#### Data
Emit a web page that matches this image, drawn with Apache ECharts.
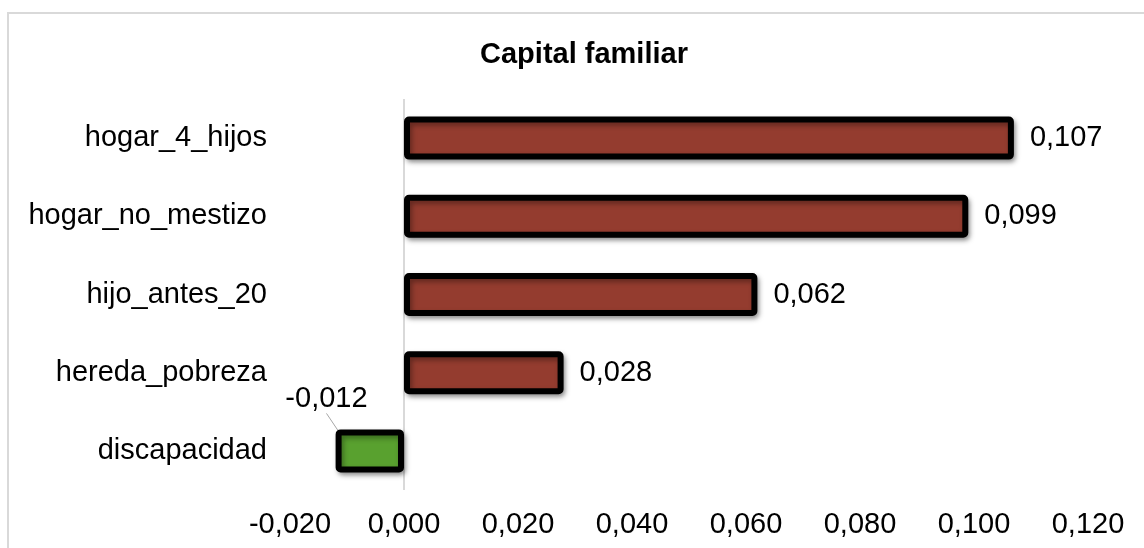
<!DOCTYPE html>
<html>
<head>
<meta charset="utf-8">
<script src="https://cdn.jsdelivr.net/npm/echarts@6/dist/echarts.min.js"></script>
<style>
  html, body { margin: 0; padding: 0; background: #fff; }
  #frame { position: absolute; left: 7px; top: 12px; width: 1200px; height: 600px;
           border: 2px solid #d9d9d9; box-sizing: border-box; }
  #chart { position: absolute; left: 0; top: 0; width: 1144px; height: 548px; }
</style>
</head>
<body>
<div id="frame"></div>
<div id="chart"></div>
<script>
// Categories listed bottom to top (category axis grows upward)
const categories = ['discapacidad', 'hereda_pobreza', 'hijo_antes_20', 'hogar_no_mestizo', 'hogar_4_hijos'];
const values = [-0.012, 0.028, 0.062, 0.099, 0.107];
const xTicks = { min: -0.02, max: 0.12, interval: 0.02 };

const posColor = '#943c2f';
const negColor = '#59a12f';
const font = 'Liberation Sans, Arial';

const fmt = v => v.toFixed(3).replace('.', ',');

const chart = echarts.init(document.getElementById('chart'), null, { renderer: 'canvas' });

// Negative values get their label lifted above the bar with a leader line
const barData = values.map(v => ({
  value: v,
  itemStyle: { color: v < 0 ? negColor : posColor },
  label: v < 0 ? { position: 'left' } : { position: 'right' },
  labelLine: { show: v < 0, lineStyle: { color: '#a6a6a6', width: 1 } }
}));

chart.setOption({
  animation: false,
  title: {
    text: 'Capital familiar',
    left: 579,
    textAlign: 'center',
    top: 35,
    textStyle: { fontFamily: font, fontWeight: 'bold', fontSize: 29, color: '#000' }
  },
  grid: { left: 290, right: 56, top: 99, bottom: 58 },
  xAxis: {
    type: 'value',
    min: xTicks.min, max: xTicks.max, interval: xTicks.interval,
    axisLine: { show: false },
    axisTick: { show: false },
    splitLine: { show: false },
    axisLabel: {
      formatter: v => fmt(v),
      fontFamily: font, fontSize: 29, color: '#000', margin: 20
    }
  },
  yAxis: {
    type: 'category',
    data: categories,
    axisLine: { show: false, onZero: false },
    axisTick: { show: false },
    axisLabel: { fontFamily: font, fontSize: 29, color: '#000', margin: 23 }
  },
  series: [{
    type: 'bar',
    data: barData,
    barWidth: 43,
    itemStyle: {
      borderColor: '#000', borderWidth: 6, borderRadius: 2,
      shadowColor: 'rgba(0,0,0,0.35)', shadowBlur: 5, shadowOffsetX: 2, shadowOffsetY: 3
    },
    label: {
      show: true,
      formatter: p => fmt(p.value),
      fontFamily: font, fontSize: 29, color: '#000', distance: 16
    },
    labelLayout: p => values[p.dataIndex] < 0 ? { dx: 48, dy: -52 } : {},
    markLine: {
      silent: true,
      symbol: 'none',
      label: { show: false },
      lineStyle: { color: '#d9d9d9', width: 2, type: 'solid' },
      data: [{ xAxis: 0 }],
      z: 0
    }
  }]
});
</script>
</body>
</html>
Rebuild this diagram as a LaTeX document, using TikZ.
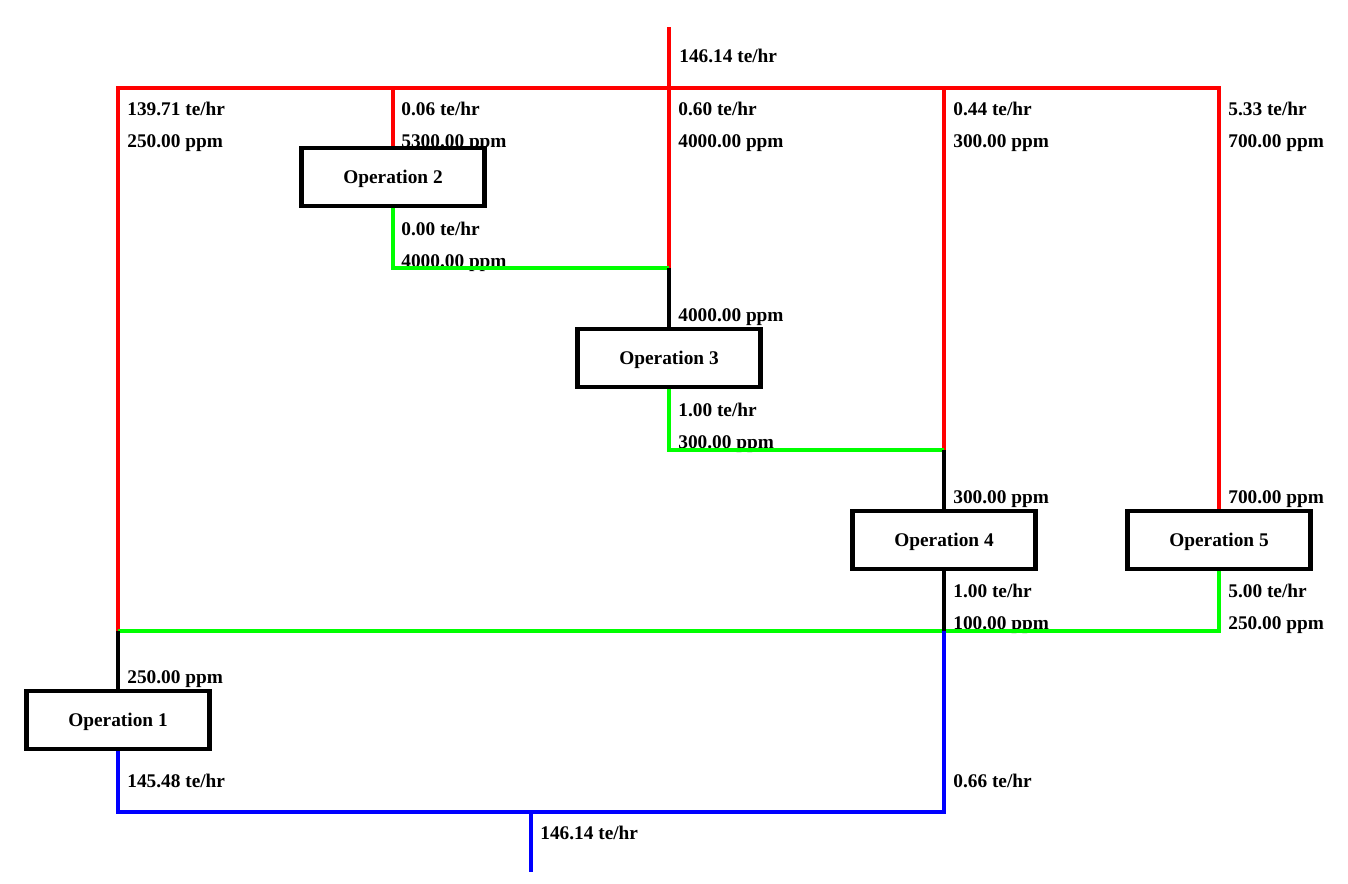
########
Give back all entries exactly. No pictures belong in the copy.

- _Written reply_
Emit a web page that matches this image, drawn with Apache ECharts.
<!DOCTYPE html>
<html>
<head>
<meta charset="utf-8">
<script src="https://cdn.jsdelivr.net/npm/echarts@6/dist/echarts.min.js"></script>
<style>
  html, body { margin: 0; padding: 0; background: #fff; }
  #frame { position: absolute; left: 7px; top: 12px; width: 1200px; height: 600px;
           border: 2px solid #d9d9d9; box-sizing: border-box; }
  #chart { position: absolute; left: 0; top: 0; width: 1144px; height: 548px; }
</style>
</head>
<body>
<div id="frame"></div>
<div id="chart"></div>
<script>
// Categories listed bottom to top (category axis grows upward)
const categories = ['discapacidad', 'hereda_pobreza', 'hijo_antes_20', 'hogar_no_mestizo', 'hogar_4_hijos'];
const values = [-0.012, 0.028, 0.062, 0.099, 0.107];
const xTicks = { min: -0.02, max: 0.12, interval: 0.02 };

const posColor = '#943c2f';
const negColor = '#59a12f';
const font = 'Liberation Sans, Arial';

const fmt = v => v.toFixed(3).replace('.', ',');

const chart = echarts.init(document.getElementById('chart'), null, { renderer: 'canvas' });

// Negative values get their label lifted above the bar with a leader line
const barData = values.map(v => ({
  value: v,
  itemStyle: { color: v < 0 ? negColor : posColor },
  label: v < 0 ? { position: 'left' } : { position: 'right' },
  labelLine: { show: v < 0, lineStyle: { color: '#a6a6a6', width: 1 } }
}));

chart.setOption({
  animation: false,
  title: {
    text: 'Capital familiar',
    left: 579,
    textAlign: 'center',
    top: 35,
    textStyle: { fontFamily: font, fontWeight: 'bold', fontSize: 29, color: '#000' }
  },
  grid: { left: 290, right: 56, top: 99, bottom: 58 },
  xAxis: {
    type: 'value',
    min: xTicks.min, max: xTicks.max, interval: xTicks.interval,
    axisLine: { show: false },
    axisTick: { show: false },
    splitLine: { show: false },
    axisLabel: {
      formatter: v => fmt(v),
      fontFamily: font, fontSize: 29, color: '#000', margin: 20
    }
  },
  yAxis: {
    type: 'category',
    data: categories,
    axisLine: { show: false, onZero: false },
    axisTick: { show: false },
    axisLabel: { fontFamily: font, fontSize: 29, color: '#000', margin: 23 }
  },
  series: [{
    type: 'bar',
    data: barData,
    barWidth: 43,
    itemStyle: {
      borderColor: '#000', borderWidth: 6, borderRadius: 2,
      shadowColor: 'rgba(0,0,0,0.35)', shadowBlur: 5, shadowOffsetX: 2, shadowOffsetY: 3
    },
    label: {
      show: true,
      formatter: p => fmt(p.value),
      fontFamily: font, fontSize: 29, color: '#000', distance: 16
    },
    labelLayout: p => values[p.dataIndex] < 0 ? { dx: 48, dy: -52 } : {},
    markLine: {
      silent: true,
      symbol: 'none',
      label: { show: false },
      lineStyle: { color: '#d9d9d9', width: 2, type: 'solid' },
      data: [{ xAxis: 0 }],
      z: 0
    }
  }]
});
</script>
</body>
</html>
Rebuild this diagram as a LaTeX document, using TikZ.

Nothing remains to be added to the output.